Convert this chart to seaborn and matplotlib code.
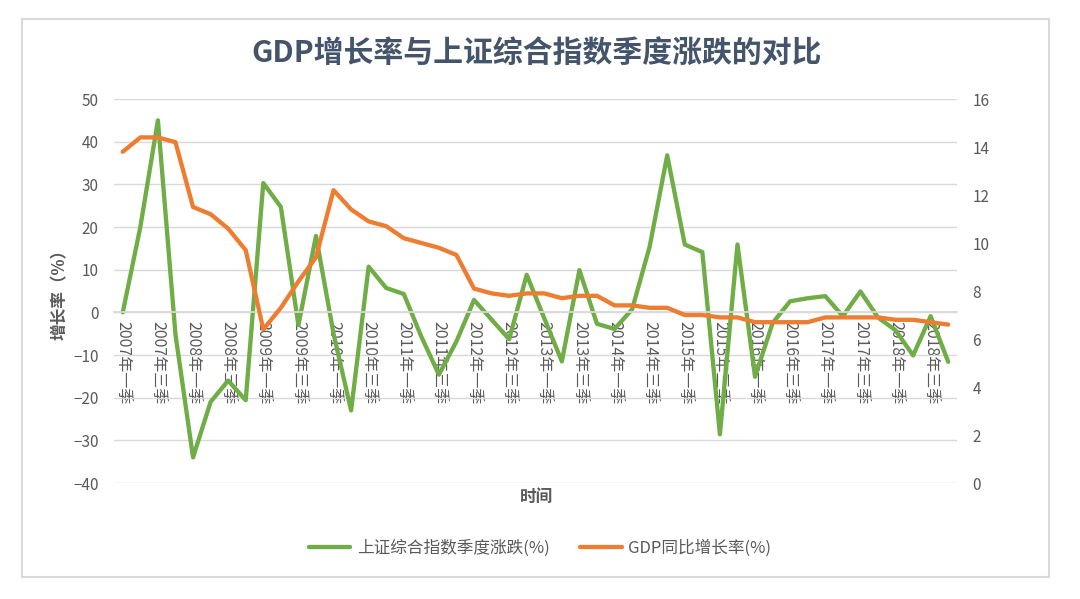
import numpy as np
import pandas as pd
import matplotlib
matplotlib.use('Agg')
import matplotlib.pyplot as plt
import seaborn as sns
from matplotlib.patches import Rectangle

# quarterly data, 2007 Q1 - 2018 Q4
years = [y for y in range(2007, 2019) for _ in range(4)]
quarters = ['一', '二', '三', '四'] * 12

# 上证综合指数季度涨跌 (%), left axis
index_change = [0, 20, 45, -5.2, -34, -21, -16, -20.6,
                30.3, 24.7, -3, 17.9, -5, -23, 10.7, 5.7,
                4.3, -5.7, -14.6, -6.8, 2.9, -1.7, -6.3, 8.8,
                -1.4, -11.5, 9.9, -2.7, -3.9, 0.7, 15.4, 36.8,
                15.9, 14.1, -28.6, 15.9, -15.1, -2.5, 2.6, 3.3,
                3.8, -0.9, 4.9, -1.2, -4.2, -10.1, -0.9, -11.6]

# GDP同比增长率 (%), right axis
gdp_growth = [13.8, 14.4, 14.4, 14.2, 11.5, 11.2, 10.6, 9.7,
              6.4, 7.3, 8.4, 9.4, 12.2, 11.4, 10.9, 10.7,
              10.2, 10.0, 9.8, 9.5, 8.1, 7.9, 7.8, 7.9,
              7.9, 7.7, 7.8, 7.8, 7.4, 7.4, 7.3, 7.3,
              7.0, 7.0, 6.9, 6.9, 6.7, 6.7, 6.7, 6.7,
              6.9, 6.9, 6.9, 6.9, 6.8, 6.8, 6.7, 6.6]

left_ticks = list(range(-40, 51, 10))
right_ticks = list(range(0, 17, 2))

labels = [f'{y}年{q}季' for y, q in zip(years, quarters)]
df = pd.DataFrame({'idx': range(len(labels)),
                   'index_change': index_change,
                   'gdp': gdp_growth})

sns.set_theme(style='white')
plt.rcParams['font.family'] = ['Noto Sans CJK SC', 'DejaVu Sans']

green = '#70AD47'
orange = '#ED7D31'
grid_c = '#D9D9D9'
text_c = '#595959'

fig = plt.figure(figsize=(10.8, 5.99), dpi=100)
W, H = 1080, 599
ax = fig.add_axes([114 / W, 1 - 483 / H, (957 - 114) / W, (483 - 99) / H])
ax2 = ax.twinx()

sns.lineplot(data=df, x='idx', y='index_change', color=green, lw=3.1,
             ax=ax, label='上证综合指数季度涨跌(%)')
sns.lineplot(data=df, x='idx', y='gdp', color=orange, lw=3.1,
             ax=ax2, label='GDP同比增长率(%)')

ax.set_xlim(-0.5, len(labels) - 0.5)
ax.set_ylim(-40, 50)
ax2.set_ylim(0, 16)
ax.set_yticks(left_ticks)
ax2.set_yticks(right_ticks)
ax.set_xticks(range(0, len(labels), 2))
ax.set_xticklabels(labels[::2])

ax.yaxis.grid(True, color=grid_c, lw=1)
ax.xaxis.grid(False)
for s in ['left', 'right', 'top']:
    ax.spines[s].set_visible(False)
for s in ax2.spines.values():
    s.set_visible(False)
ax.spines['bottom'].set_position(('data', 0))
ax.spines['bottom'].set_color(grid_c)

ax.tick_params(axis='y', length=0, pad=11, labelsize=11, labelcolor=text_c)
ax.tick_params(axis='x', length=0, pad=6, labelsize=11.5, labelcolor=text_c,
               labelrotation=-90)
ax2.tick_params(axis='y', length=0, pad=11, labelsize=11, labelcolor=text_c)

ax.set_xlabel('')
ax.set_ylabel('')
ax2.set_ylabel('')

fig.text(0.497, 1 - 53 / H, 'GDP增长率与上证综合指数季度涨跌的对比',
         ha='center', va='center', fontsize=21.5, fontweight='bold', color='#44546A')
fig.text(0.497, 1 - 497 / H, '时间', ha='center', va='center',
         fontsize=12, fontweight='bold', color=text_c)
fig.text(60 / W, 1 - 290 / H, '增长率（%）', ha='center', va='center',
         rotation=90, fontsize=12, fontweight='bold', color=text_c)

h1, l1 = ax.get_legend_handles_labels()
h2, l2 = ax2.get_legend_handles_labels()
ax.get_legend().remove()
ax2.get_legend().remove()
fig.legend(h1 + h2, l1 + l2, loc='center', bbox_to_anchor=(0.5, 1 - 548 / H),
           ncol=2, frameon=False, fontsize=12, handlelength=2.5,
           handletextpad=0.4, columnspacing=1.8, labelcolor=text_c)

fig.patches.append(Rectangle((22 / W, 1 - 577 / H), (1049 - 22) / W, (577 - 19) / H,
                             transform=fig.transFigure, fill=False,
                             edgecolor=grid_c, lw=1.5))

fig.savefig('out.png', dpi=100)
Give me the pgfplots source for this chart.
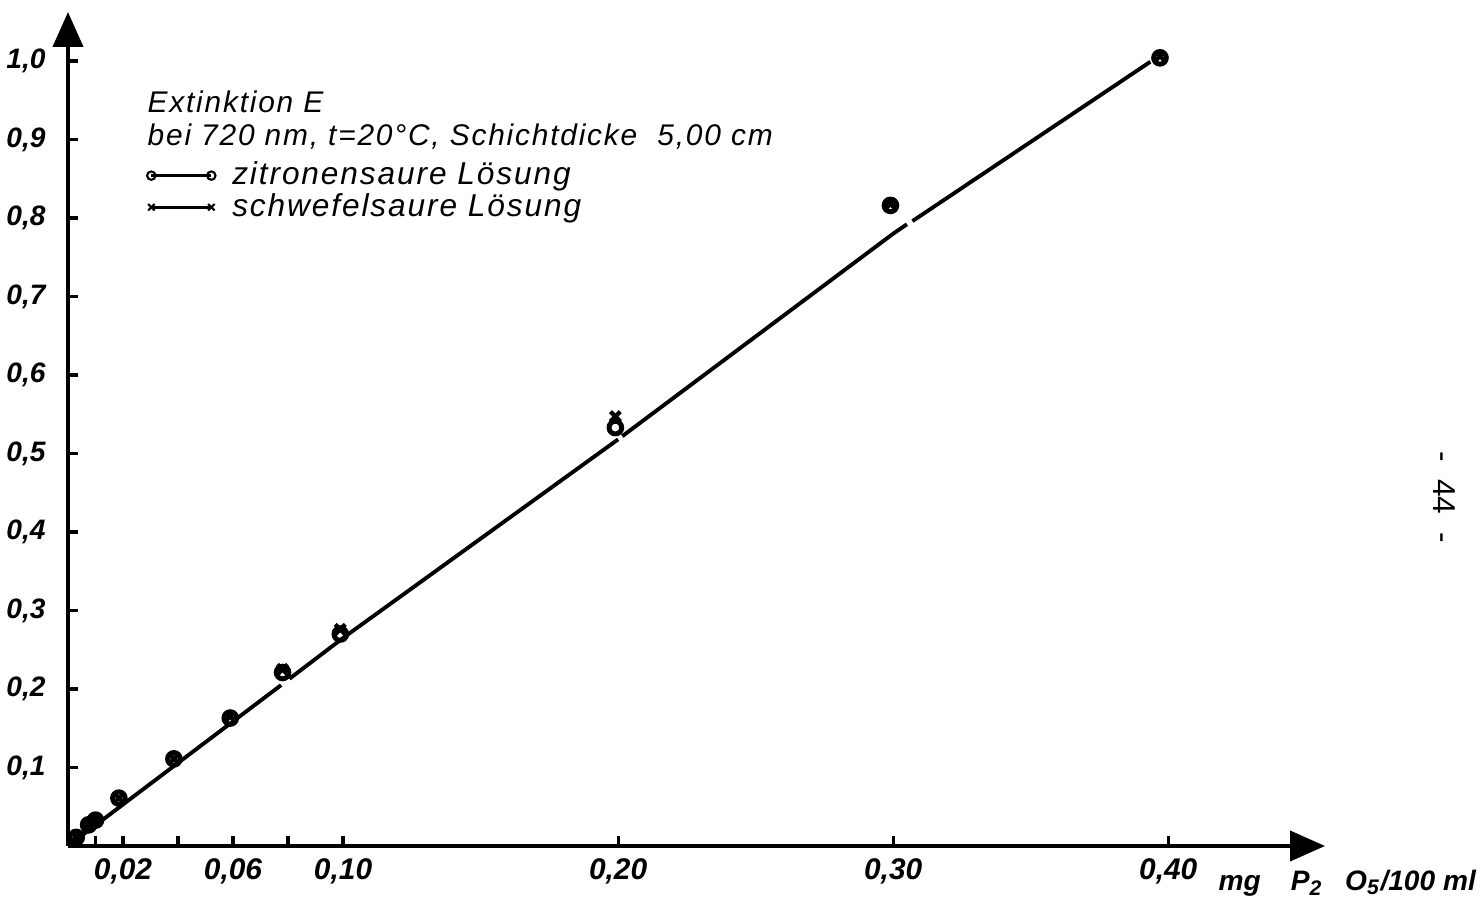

# # # # # # #

▶ SHORT TASK:
Transcribe the records above exactly as they appear, leaving out any pictures.

▶ TASK OUTPUT:
Convert this chart to seaborn and matplotlib code.
import numpy as np
import pandas as pd
import matplotlib
matplotlib.use('Agg')
import matplotlib.pyplot as plt
import seaborn as sns
from matplotlib.patches import Rectangle

# quarterly data, 2007 Q1 - 2018 Q4
years = [y for y in range(2007, 2019) for _ in range(4)]
quarters = ['一', '二', '三', '四'] * 12

# 上证综合指数季度涨跌 (%), left axis
index_change = [0, 20, 45, -5.2, -34, -21, -16, -20.6,
                30.3, 24.7, -3, 17.9, -5, -23, 10.7, 5.7,
                4.3, -5.7, -14.6, -6.8, 2.9, -1.7, -6.3, 8.8,
                -1.4, -11.5, 9.9, -2.7, -3.9, 0.7, 15.4, 36.8,
                15.9, 14.1, -28.6, 15.9, -15.1, -2.5, 2.6, 3.3,
                3.8, -0.9, 4.9, -1.2, -4.2, -10.1, -0.9, -11.6]

# GDP同比增长率 (%), right axis
gdp_growth = [13.8, 14.4, 14.4, 14.2, 11.5, 11.2, 10.6, 9.7,
              6.4, 7.3, 8.4, 9.4, 12.2, 11.4, 10.9, 10.7,
              10.2, 10.0, 9.8, 9.5, 8.1, 7.9, 7.8, 7.9,
              7.9, 7.7, 7.8, 7.8, 7.4, 7.4, 7.3, 7.3,
              7.0, 7.0, 6.9, 6.9, 6.7, 6.7, 6.7, 6.7,
              6.9, 6.9, 6.9, 6.9, 6.8, 6.8, 6.7, 6.6]

left_ticks = list(range(-40, 51, 10))
right_ticks = list(range(0, 17, 2))

labels = [f'{y}年{q}季' for y, q in zip(years, quarters)]
df = pd.DataFrame({'idx': range(len(labels)),
                   'index_change': index_change,
                   'gdp': gdp_growth})

sns.set_theme(style='white')
plt.rcParams['font.family'] = ['Noto Sans CJK SC', 'DejaVu Sans']

green = '#70AD47'
orange = '#ED7D31'
grid_c = '#D9D9D9'
text_c = '#595959'

fig = plt.figure(figsize=(10.8, 5.99), dpi=100)
W, H = 1080, 599
ax = fig.add_axes([114 / W, 1 - 483 / H, (957 - 114) / W, (483 - 99) / H])
ax2 = ax.twinx()

sns.lineplot(data=df, x='idx', y='index_change', color=green, lw=3.1,
             ax=ax, label='上证综合指数季度涨跌(%)')
sns.lineplot(data=df, x='idx', y='gdp', color=orange, lw=3.1,
             ax=ax2, label='GDP同比增长率(%)')

ax.set_xlim(-0.5, len(labels) - 0.5)
ax.set_ylim(-40, 50)
ax2.set_ylim(0, 16)
ax.set_yticks(left_ticks)
ax2.set_yticks(right_ticks)
ax.set_xticks(range(0, len(labels), 2))
ax.set_xticklabels(labels[::2])

ax.yaxis.grid(True, color=grid_c, lw=1)
ax.xaxis.grid(False)
for s in ['left', 'right', 'top']:
    ax.spines[s].set_visible(False)
for s in ax2.spines.values():
    s.set_visible(False)
ax.spines['bottom'].set_position(('data', 0))
ax.spines['bottom'].set_color(grid_c)

ax.tick_params(axis='y', length=0, pad=11, labelsize=11, labelcolor=text_c)
ax.tick_params(axis='x', length=0, pad=6, labelsize=11.5, labelcolor=text_c,
               labelrotation=-90)
ax2.tick_params(axis='y', length=0, pad=11, labelsize=11, labelcolor=text_c)

ax.set_xlabel('')
ax.set_ylabel('')
ax2.set_ylabel('')

fig.text(0.497, 1 - 53 / H, 'GDP增长率与上证综合指数季度涨跌的对比',
         ha='center', va='center', fontsize=21.5, fontweight='bold', color='#44546A')
fig.text(0.497, 1 - 497 / H, '时间', ha='center', va='center',
         fontsize=12, fontweight='bold', color=text_c)
fig.text(60 / W, 1 - 290 / H, '增长率（%）', ha='center', va='center',
         rotation=90, fontsize=12, fontweight='bold', color=text_c)

h1, l1 = ax.get_legend_handles_labels()
h2, l2 = ax2.get_legend_handles_labels()
ax.get_legend().remove()
ax2.get_legend().remove()
fig.legend(h1 + h2, l1 + l2, loc='center', bbox_to_anchor=(0.5, 1 - 548 / H),
           ncol=2, frameon=False, fontsize=12, handlelength=2.5,
           handletextpad=0.4, columnspacing=1.8, labelcolor=text_c)

fig.patches.append(Rectangle((22 / W, 1 - 577 / H), (1049 - 22) / W, (577 - 19) / H,
                             transform=fig.transFigure, fill=False,
                             edgecolor=grid_c, lw=1.5))

fig.savefig('out.png', dpi=100)
Give me the pgfplots source for this chart.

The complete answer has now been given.